Senator Heinrich described Ms. James as a well-qualified nominee and looks forward to supporting her. “I’m very impressed with her as a nominee, and I’m pleased we were able to reach an agreement. Ms. James was very straight with me during the whole process and I have no reservations supporting her nomination,” said Sen. Heinrich. 

Background: The John Warner National Defense Authorization Act for Fiscal Year 2007 (Public Law 109-364) established the ORS office to respond to the needs of the joint force commander and to build an enabling infrastructure to support the rapid deployment of space capabilities at lower costs. 

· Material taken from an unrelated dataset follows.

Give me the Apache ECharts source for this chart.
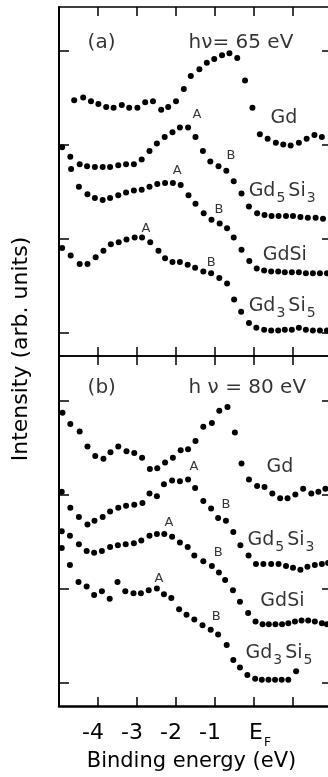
<!DOCTYPE html>
<html>
<head>
<meta charset="utf-8">
<script src="https://cdn.jsdelivr.net/npm/echarts@6/dist/echarts.min.js"></script>
<style>
  html, body { margin: 0; padding: 0; background: #fff; }
  #chart { width: 328px; height: 777px; }
</style>
</head>
<body>
<div id="chart"></div>
<script>
// Valence-band photoemission spectra of Gd and Gd silicides, two photon energies.
// Binding energy in eV relative to E_F, intensity in arbitrary (offset) units.

// ---- hν = 65 eV ----
const energy65Gd = [-4.61,-4.38,-4.18,-3.99,-3.79,-3.60,-3.39,-3.20,-2.99,-2.79,-2.59,-2.38,-2.20,-2.00,-1.80,-1.62,-1.40,-1.21,-1.02,-0.82,-0.63,-0.43,-0.23,-0.04,0.15,0.35,0.56,0.75,0.94,1.15,1.35,1.55,1.74];
const intensity65Gd = [2.47,2.50,2.46,2.43,2.40,2.39,2.42,2.39,2.39,2.45,2.46,2.37,2.40,2.46,2.59,2.73,2.80,2.87,2.91,2.95,2.97,2.92,2.68,2.39,2.11,2.06,2.02,2.00,1.99,2.02,2.06,2.10,2.08];

const energy65Gd5Si3 = [-4.92,-4.71,-4.47,-4.28,-4.08,-3.88,-3.69,-3.48,-3.28,-3.08,-2.88,-2.68,-2.49,-2.29,-2.09,-1.90,-1.69,-1.50,-1.31,-1.12,-0.91,-0.71,-0.52,-0.32,-0.13,0.08,0.27,0.45,0.63,0.82,1.00,1.19,1.38,1.58,1.77];
const intensity65Gd5Si3 = [1.97,1.87,1.79,1.77,1.76,1.76,1.76,1.78,1.79,1.79,1.84,1.93,2.01,2.08,2.13,2.18,2.18,2.08,1.93,1.82,1.77,1.72,1.61,1.48,1.34,1.27,1.25,1.24,1.24,1.24,1.24,1.23,1.22,1.22,1.21];

const energy65GdSi = [-4.69,-4.49,-4.27,-4.08,-3.88,-3.69,-3.48,-3.28,-3.08,-2.88,-2.68,-2.48,-2.28,-2.08,-1.88,-1.68,-1.50,-1.29,-1.09,-0.88,-0.69,-0.52,-0.32,-0.12,0.07,0.26,0.44,0.62,0.79,0.97,1.15,1.33,1.51,1.69,1.87];
const intensity65GdSi = [1.74,1.55,1.47,1.43,1.41,1.43,1.46,1.49,1.51,1.52,1.55,1.58,1.59,1.59,1.57,1.46,1.37,1.27,1.20,1.16,1.11,1.01,0.88,0.76,0.68,0.66,0.65,0.65,0.64,0.64,0.64,0.63,0.63,0.63,0.63];

const energy65Gd3Si5 = [-4.92,-4.70,-4.47,-4.27,-4.06,-3.86,-3.67,-3.47,-3.27,-3.06,-2.87,-2.66,-2.45,-2.28,-2.09,-1.90,-1.70,-1.51,-1.30,-1.10,-0.89,-0.69,-0.51,-0.33,-0.13,0.06,0.26,0.44,0.62,0.79,0.97,1.15,1.33,1.51,1.69,1.87];
const intensity65Gd3Si5 = [0.90,0.82,0.73,0.73,0.80,0.87,0.94,0.96,0.99,1.01,1.01,0.96,0.87,0.79,0.75,0.75,0.72,0.69,0.65,0.63,0.58,0.52,0.35,0.22,0.10,0.05,0.03,0.02,0.02,0.03,0.03,0.05,0.03,0.02,0.02,0.02];

// ---- hν = 80 eV ----
const energy80Gd = [-4.91,-4.71,-4.47,-4.27,-4.07,-3.86,-3.68,-3.48,-3.27,-3.07,-2.87,-2.67,-2.48,-2.28,-2.08,-1.88,-1.69,-1.50,-1.30,-1.08,-0.89,-0.68,-0.49,-0.32,-0.13,0.08,0.27,0.47,0.67,0.86,1.06,1.26,1.47,1.65,1.83];
const intensity80Gd = [2.87,2.75,2.67,2.51,2.41,2.38,2.45,2.51,2.46,2.44,2.39,2.27,2.28,2.34,2.39,2.47,2.48,2.57,2.72,2.76,2.89,2.93,2.66,2.33,2.16,2.09,2.08,2.01,1.96,1.96,2.00,2.06,2.01,2.03,2.06];

const energy80Gd5Si3 = [-4.93,-4.71,-4.49,-4.27,-4.09,-3.88,-3.69,-3.48,-3.28,-3.07,-2.86,-2.68,-2.49,-2.31,-2.10,-1.90,-1.69,-1.51,-1.30,-1.10,-0.92,-0.72,-0.53,-0.35,-0.14,0.05,0.24,0.44,0.63,0.82,1.00,1.19,1.37,1.56,1.74,1.90];
const intensity80Gd5Si3 = [2.03,1.86,1.76,1.68,1.72,1.76,1.82,1.86,1.88,1.89,1.91,2.01,1.98,2.11,2.15,2.14,2.16,2.07,1.93,1.85,1.75,1.72,1.60,1.46,1.35,1.26,1.26,1.26,1.26,1.24,1.22,1.20,1.23,1.25,1.26,1.27];

const energy80GdSi = [-4.93,-4.72,-4.49,-4.29,-4.10,-3.90,-3.69,-3.49,-3.29,-3.08,-2.89,-2.68,-2.49,-2.30,-2.10,-1.90,-1.70,-1.53,-1.30,-1.08,-0.90,-0.74,-0.54,-0.36,-0.15,0.04,0.22,0.38,0.55,0.72,0.88,1.05,1.22,1.39,1.56,1.74,1.87];
const intensity80GdSi = [1.61,1.56,1.47,1.40,1.38,1.40,1.44,1.46,1.47,1.48,1.51,1.56,1.58,1.58,1.55,1.49,1.44,1.35,1.29,1.24,1.17,1.09,0.98,0.86,0.74,0.65,0.62,0.62,0.62,0.62,0.63,0.65,0.66,0.66,0.65,0.63,0.62];

const energy80Gd3Si5 = [-4.93,-4.72,-4.50,-4.29,-4.10,-3.90,-3.70,-3.50,-3.30,-3.09,-2.90,-2.70,-2.49,-2.31,-2.12,-1.92,-1.73,-1.53,-1.32,-1.11,-0.92,-0.70,-0.53,-0.36,-0.17,0.03,0.20,0.37,0.54,0.71,0.88,1.08];
const intensity80Gd3Si5 = [1.43,1.25,1.07,1.02,0.93,0.97,0.89,1.07,0.97,0.95,0.95,0.98,1.00,0.94,0.90,0.78,0.72,0.67,0.61,0.56,0.51,0.40,0.24,0.16,0.08,0.04,0.03,0.03,0.03,0.03,0.03,0.12];

// Axis ticks
const energyTicks = [-4, -3, -2, -1, 0];
const energyTickLabels = ['-4', '-3', '-2', '-1', 'E_F'];
const intensityTicks = [0, 1, 2, 3];

// Annotations: [energy, intensity, text]
const titles65 = [[-4.28, 3.07, '(a)'], [-1.69, 3.07, 'hν= 65 eV']];
const titles80 = [[-4.28, 3.12, '(b)'], [-1.69, 3.12, 'h ν = 80 eV']];
const curveNames65 = [[0.41, 2.27, 'Gd'], [-0.15, 1.49, 'Gd5Si3'], [0.21, 0.81, 'GdSi'], [-0.15, 0.27, 'Gd3Si5']];
const curveNames80 = [[0.31, 2.28, 'Gd'], [-0.18, 1.50, 'Gd5Si3'], [0.15, 0.85, 'GdSi'], [-0.23, 0.30, 'Gd3Si5']];
const peakMarks65 = [[-1.46, 2.32, 'A'], [-0.59, 1.88, 'B'], [-1.97, 1.72, 'A'], [-0.90, 1.31, 'B'], [-2.77, 1.11, 'A'], [-1.10, 0.74, 'B']];
const peakMarks80 = [[-1.54, 2.30, 'A'], [-0.72, 1.89, 'B'], [-2.18, 1.70, 'A'], [-0.92, 1.38, 'B'], [-2.44, 1.10, 'A'], [-0.97, 0.70, 'B']];

const FONT = 'DejaVu Sans';
const INK = '#000';

function pairs(xs, ys) { return xs.map((x, i) => [x, ys[i]]); }
// chemical formula: digits after element symbols become subscripts
function chemMarkup(t) {
  return t.replace(/([^0-9]+)(\d*)/g, (m, a, d) => '{b|' + a + '}' + (d ? '{s|' + d + '}' : ''));
}

const panels = [
  { curves: [[energy65Gd, intensity65Gd], [energy65Gd5Si3, intensity65Gd5Si3], [energy65GdSi, intensity65GdSi], [energy65Gd3Si5, intensity65Gd3Si5]],
    titles: titles65, names: curveNames65, peaks: peakMarks65, max: 3.463 },
  { curves: [[energy80Gd, intensity80Gd], [energy80Gd5Si3, intensity80Gd5Si3], [energy80GdSi, intensity80GdSi], [energy80Gd3Si5, intensity80Gd3Si5]],
    titles: titles80, names: curveNames80, peaks: peakMarks80, max: 3.473 }
];

const grids = [
  { left: 59, top: 7, width: 273, height: 349, outerBoundsMode: 'none', containLabel: false },
  { left: 59, top: 356, width: 273, height: 350, outerBoundsMode: 'none', containLabel: false }
];

function xAxisFor(gridIndex, position, lineWidth, withLabels) {
  const ax = {
    type: 'value', gridIndex, position, min: -5, max: 2, interval: 1,
    splitLine: { show: false },
    axisLine: { onZero: false, lineStyle: { color: INK, width: lineWidth } },
    axisTick: { inside: true, length: 9, lineStyle: { color: INK, width: 1.5 } },
    axisLabel: { show: false }
  };
  if (withLabels) {
    ax.axisLabel = {
      show: true, margin: 16, color: INK, fontFamily: FONT, fontSize: 22,
      formatter: v => {
        const i = energyTicks.indexOf(v);
        if (i < 0) return '';
        const t = energyTickLabels[i];
        if (t === 'E_F') return '{e|E}{f|F}';
        return '{n|' + t + '}';
      },
      rich: {
        n: { fontFamily: FONT, fontSize: 22, color: INK, padding: [0, 10, 0, 0], verticalAlign: 'top', lineHeight: 24 },
        e: { fontFamily: FONT, fontSize: 22, color: INK, padding: [0, 0, 0, 12], verticalAlign: 'top', lineHeight: 24 },
        f: { fontFamily: FONT, fontSize: 12, color: INK, padding: [15, 0, 0, 1], verticalAlign: 'top', lineHeight: 13 }
      }
    };
    ax.name = 'Binding energy (eV)';
    ax.nameLocation = 'middle';
    ax.nameGap = 45;
    ax.nameTextStyle = { fontFamily: FONT, fontSize: 21, color: INK, padding: [0, 8, 0, 0] };
  }
  return ax;
}

function yAxisFor(gridIndex, position, max) {
  return {
    type: 'value', gridIndex, position, min: -0.25, max,
    splitLine: { show: false },
    axisLine: { onZero: false, lineStyle: { color: INK, width: 2 } },
    axisTick: { inside: true, length: 10, customValues: intensityTicks, lineStyle: { color: INK, width: 1.5 } },
    axisLabel: { show: false }
  };
}

const xAxes = [
  xAxisFor(0, 'top', 1.5, false),
  xAxisFor(0, 'bottom', 1.5, false),
  xAxisFor(1, 'top', 1.5, false),
  xAxisFor(1, 'bottom', 2.5, true)
];
const yAxes = [
  yAxisFor(0, 'left', panels[0].max),
  yAxisFor(0, 'right', panels[0].max),
  yAxisFor(1, 'left', panels[1].max),
  yAxisFor(1, 'right', panels[1].max)
];

const nameRich = {
  b: { fontFamily: FONT, fontSize: 19, color: INK, verticalAlign: 'top', lineHeight: 22 },
  s: { fontFamily: FONT, fontSize: 14, color: INK, verticalAlign: 'top', lineHeight: 14, padding: [10, 3, 0, 1] }
};
const titleRich = {
  b: { fontFamily: FONT, fontSize: 20, color: INK, verticalAlign: 'top', lineHeight: 22 }
};

const series = [];
panels.forEach((p, k) => {
  const xi = k === 0 ? 1 : 3;
  const yi = k === 0 ? 0 : 2;
  p.curves.forEach(([xs, ys]) => {
    series.push({
      type: 'scatter', xAxisIndex: xi, yAxisIndex: yi,
      symbol: 'circle', symbolSize: 6, silent: true,
      itemStyle: { color: INK, opacity: 1 },
      data: pairs(xs, ys)
    });
  });
  // panel title and photon energy
  series.push({
    type: 'scatter', xAxisIndex: xi, yAxisIndex: yi, silent: true, z: 5,
    symbolSize: 1, itemStyle: { color: 'rgba(0,0,0,0)' },
    data: p.titles.map(d => ({ value: d })),
    label: {
      show: true, position: 'right', distance: 0, color: INK,
      formatter: q => '{b|' + q.value[2] + '}',
      rich: titleRich
    }
  });
  // compound names next to each spectrum
  series.push({
    type: 'scatter', xAxisIndex: xi, yAxisIndex: yi, silent: true, z: 5,
    symbolSize: 1, itemStyle: { color: 'rgba(0,0,0,0)' },
    data: p.names.map(d => ({ value: d })),
    label: {
      show: true, position: 'right', distance: 0, color: INK,
      formatter: q => chemMarkup(q.value[2]),
      rich: nameRich
    }
  });
  // peak markers A and B
  series.push({
    type: 'scatter', xAxisIndex: xi, yAxisIndex: yi, silent: true, z: 5,
    symbolSize: 1, itemStyle: { color: 'rgba(0,0,0,0)' },
    data: p.peaks.map(d => ({ value: d })),
    label: {
      show: true, position: 'inside', color: INK,
      fontFamily: FONT, fontSize: 13,
      formatter: q => q.value[2]
    }
  });
});

const chart = echarts.init(document.getElementById('chart'), null, { renderer: 'canvas' });
chart.setOption({
  animation: false,
  backgroundColor: '#fff',
  grid: grids,
  xAxis: xAxes,
  yAxis: yAxes,
  series,
  graphic: [{
    type: 'text', x: 21, y: 349, rotation: Math.PI / 2,
    style: { text: 'Intensity (arb. units)', font: '22px "DejaVu Sans"', fill: INK, align: 'center', verticalAlign: 'middle' }
  }]
});
</script>
</body>
</html>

Citing command structure concerns, the Air Force proposed terminating the low-cost ORS mission in fiscal years 2013 and 2014.  In both years, congressional defense committees in the House of Representatives and the Senate rejected the proposed termination and congress appropriated $105M for ORS in fiscal year 2013.  PL 112-239 sought to alleviate command structure concerns by establishing a new joint program office with the Air Force Space and Missile Systems Center (SMC) but instructed that the office remain separate from SMC.  Congressional defense committees have made the following determinations:

FY13, National Defense Authorization Act (H.R. 4310), Public Law 112-239:"There is within the Air Force Space and Missile Systems Center of the Department of Defense a joint program office known as the Operationally Responsive Space Program Office (in this section referred to as the `Office'). The facilities of the Office may not be co-located with the headquarters facilities of the Air Force Space and Missile Systems Center."  Furthermore, the Conference Report required a report "not later than 90 days after the date of enactment of this Act, that discusses how the existing and future technologies and operational systems developed in the ORS program are to be integrated into service acquisition programs to meet combatant command requirements." ? 

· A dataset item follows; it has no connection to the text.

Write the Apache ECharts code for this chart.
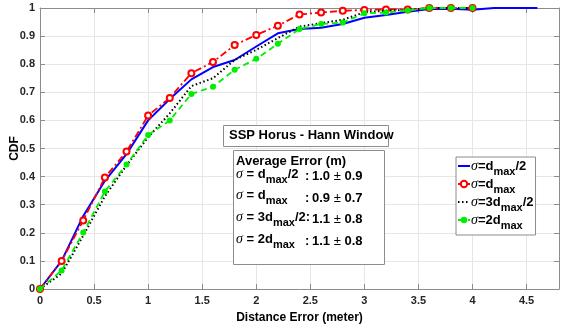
<!DOCTYPE html>
<html>
<head>
<meta charset="utf-8">
<script src="https://cdn.jsdelivr.net/npm/echarts@6/dist/echarts.min.js"></script>
<style>html,body{margin:0;padding:0;background:#fff}#c{width:561px;height:328px}</style>
</head>
<body>
<div id="c"></div>
<script>
// ---- data ----
const xBlue = [0,0.2,0.4,0.6,0.8,1.0,1.2,1.4,1.6,1.8,2.0,2.2,2.4,2.6,2.8,3.0,3.2,3.4,3.6,3.8,4.0,4.2,4.4,4.6];
const xOther = [0,0.2,0.4,0.6,0.8,1.0,1.2,1.4,1.6,1.8,2.0,2.2,2.4,2.6,2.8,3.0,3.2,3.4,3.6,3.8,4.0];
const cdfHalf = [0,0.10,0.26,0.385,0.48,0.60,0.676,0.746,0.79,0.815,0.863,0.91,0.925,0.93,0.943,0.965,0.975,0.987,0.996,0.997,0.994,1,1,1];
const cdfOne = [0,0.10,0.244,0.397,0.489,0.617,0.68,0.768,0.808,0.868,0.904,0.937,0.977,0.984,0.99,0.993,0.995,0.995,1,1,1];
const cdfThreeHalf = [0,0.055,0.19,0.33,0.44,0.54,0.625,0.722,0.75,0.815,0.851,0.893,0.934,0.946,0.958,0.985,0.99,0.993,1,1,1];
const cdfTwo = [0,0.066,0.201,0.347,0.443,0.548,0.60,0.694,0.72,0.78,0.819,0.873,0.925,0.943,0.948,0.981,0.984,0.991,1,1,1];
const seriesNames = ['s1','s2','s3','s4'];
const legendLabels = {
  s1: '{s|σ}{b|=d}{sub|max}{b|/2}',
  s2: '{s|σ}{b|=d}{sub|max}',
  s3: '{s|σ}{b|=3d}{sub|max}{b|/2}',
  s4: '{s|σ}{b|=2d}{sub|max}'
};
const statLeft = [
  '{s|σ}{b| = d}{sub|max}{b|/2}',
  '{s|σ}{b| = d}{sub|max}',
  '{s|σ}{b| = 3d}{sub|max}{b|/2:}',
  '{s|σ}{b| = 2d}{sub|max}'
];
const statMean = ['1.0','0.9','1.1','1.1'];
const statStd = ['0.9','0.7','0.8','0.8'];
const xTicks = [0,0.5,1,1.5,2,2.5,3,3.5,4,4.5];

const FONT = '"Liberation Sans", Arial, sans-serif';
const rich = {
  s: {fontFamily: '"Liberation Serif", "DejaVu Serif", serif', fontStyle: 'italic', fontSize: 14, color: '#000'},
  b: {fontFamily: FONT, fontWeight: 'bold', fontSize: 13, color: '#000'},
  sub: {fontFamily: FONT, fontWeight: 'bold', fontSize: 11, color: '#000', padding: [11,0,0,0]},
  n: {fontFamily: FONT, fontWeight: 'normal', fontSize: 13, color: '#000'}
};

function pairs(xs, ys){ return xs.map((x,i)=>[x, ys[i]]); }

const chart = echarts.init(document.getElementById('c'), null, {renderer:'canvas'});
const axisCommon = {
  type: 'value',
  axisLine: {show: true, onZero: false, lineStyle: {color: '#8c8c8c', width: 1}},
  axisTick: {show: true, inside: true, length: 5, lineStyle: {color: '#8c8c8c'}}
};
const statGraphics = [];
statLeft.forEach((t,i)=>{
  const y = 178 + i*21.7;
  statGraphics.push({type:'text', left: 236, top: y - 11, style:{text: t, rich: rich}});
  if (i !== 2) statGraphics.push({type:'text', left: 305, top: y - 8, style:{text: ':', font: 'bold 13px ' + FONT, fill:'#000'}});
  statGraphics.push({type:'text', left: 312, top: y - 8, style:{
    text: '{b|' + statMean[i] + ' }{n|±}{b| ' + statStd[i] + '}', rich: rich}});
});

chart.setOption({
  animation: false,
  backgroundColor: '#fff',
  grid: {left: 40, right: 2, top: 8, bottom: 39, show: false, containLabel: false, outerBoundsMode: 'none'},
  xAxis: [
    Object.assign({}, axisCommon, {
      min: 0, max: 4.8, interval: 0.5, position: 'bottom',
      name: 'Distance Error (meter)', nameLocation: 'middle', nameGap: 23, nameMoveOverlap: false,
      nameTextStyle: {fontFamily: FONT, fontWeight: 'bold', fontSize: 12, color: '#000'},
      axisLabel: {fontFamily: FONT, fontWeight: 'bold', fontSize: 11, color: '#262626', margin: 6,
        formatter: v => xTicks.some(t=>Math.abs(t-v)<1e-9) ? String(v) : ''},
      splitLine: {show: true, lineStyle: {color: '#e6e6e6', width: 1}}
    }),
    Object.assign({}, axisCommon, {
      min: 0, max: 4.8, interval: 0.5, position: 'top',
      axisLabel: {show: false}, splitLine: {show: false}
    })
  ],
  yAxis: [
    Object.assign({}, axisCommon, {
      min: 0, max: 1, interval: 0.1, position: 'left',
      name: 'CDF', nameLocation: 'middle', nameGap: 19, nameRotate: 90, nameMoveOverlap: false,
      nameTextStyle: {fontFamily: FONT, fontWeight: 'bold', fontSize: 12, color: '#000'},
      axisLabel: {fontFamily: FONT, fontWeight: 'bold', fontSize: 11, color: '#262626', margin: 5},
      splitLine: {show: true, lineStyle: {color: '#e6e6e6', width: 1}}
    }),
    Object.assign({}, axisCommon, {
      min: 0, max: 1, interval: 0.1, position: 'right',
      axisLabel: {show: false}, splitLine: {show: false}
    })
  ],
  legend: {
    orient: 'vertical', left: 456, top: 157,
    padding: [2, 2, 4, 1], itemGap: 0, itemWidth: 12, itemHeight: 8,
    backgroundColor: '#fff', borderColor: '#8c8c8c', borderWidth: 1,
    data: [
      {name: 's1', itemStyle: {opacity: 0}},
      {name: 's2'},
      {name: 's3', itemStyle: {opacity: 0}},
      {name: 's4'}
    ],
    formatter: n => legendLabels[n],
    textStyle: {rich: rich, padding: [0,0,0,-4]}
  },
  series: [
    {name: 's1', type: 'line', data: pairs(xBlue, cdfHalf), showSymbol: false, symbol: 'none',
      lineStyle: {color: '#0000ff', width: 2}, itemStyle: {color: '#0000ff'}, z: 2},
    {name: 's2', type: 'line', data: pairs(xOther, cdfOne), symbol: 'emptyCircle', symbolSize: 6,
      lineStyle: {color: '#ff0000', width: 1.8, type: [7,3,2,3]}, itemStyle: {color: '#ff0000', borderWidth: 1.5}, z: 3},
    {name: 's3', type: 'line', data: pairs(xOther, cdfThreeHalf), showSymbol: false, symbol: 'none',
      lineStyle: {color: '#000', width: 2, type: [1.5,2.5]}, itemStyle: {color: '#000'}, z: 4},
    {name: 's4', type: 'line', data: pairs(xOther, cdfTwo), symbol: 'circle', symbolSize: 6,
      lineStyle: {color: '#00ee00', width: 1.8, type: [6,4]}, itemStyle: {color: '#00ee00'}, z: 5}
  ],
  graphic: [
    {type: 'rect', left: 223, top: 125, z: 100, shape: {width: 165, height: 21},
      style: {fill: '#fff', stroke: '#8c8c8c', lineWidth: 1}},
    {type: 'text', left: 229, top: 129, z: 101, style: {text: 'SSP Horus - Hann Window', font: 'bold 13px ' + FONT, fill: '#000'}},
    {type: 'rect', left: 233, top: 150, z: 100, shape: {width: 151, height: 114},
      style: {fill: '#fff', stroke: '#8c8c8c', lineWidth: 1}},
    {type: 'text', left: 236, top: 155, z: 101, style: {text: 'Average Error (m)', font: 'bold 13px ' + FONT, fill: '#000'}}
  ].concat(statGraphics.map(g=>Object.assign({z: 101}, g)))
});
</script>
</body>
</html>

FY14 National Defense Authorization Act (S. 1197) Senate Armed Services Committee Report (S. Rept. 113-44):  “Congress awaits the reports required from the National Defense Authorization Act for Fiscal Year 2013 on how the Department of Defense (DoD) will implement the legislation… the Committee Report notes that “most if not all the concepts championed by the ORS office such as low cost launch, disaggregation, and common bus structures are now being embraced by DoD in times of fiscal constraint.”

FY14 Senate Defense Appropriations (S. 1429):The Department of Defense Appropriations Act, 2013, provided $105,000,000 for continuation of the Operationally Responsive Space program, in accordance with the Fiscal Year 2013 National Defense Authorization Act [NDAA].” With these funds the “Air Force proposed to acquire a low-cost weather satellite, which would leverage prior investments in bus and sensor programs, which the Committee supported.” With that said, “this plan has not been approved by the Department of Defense despite the identification of a key requirements gap in weather data collection.” Further, the “failure to provide a path forward for the Operationally Responsive Space program stands in stark contrasts to the congressional rejection of the fiscal year 2013 proposal to terminate the program.”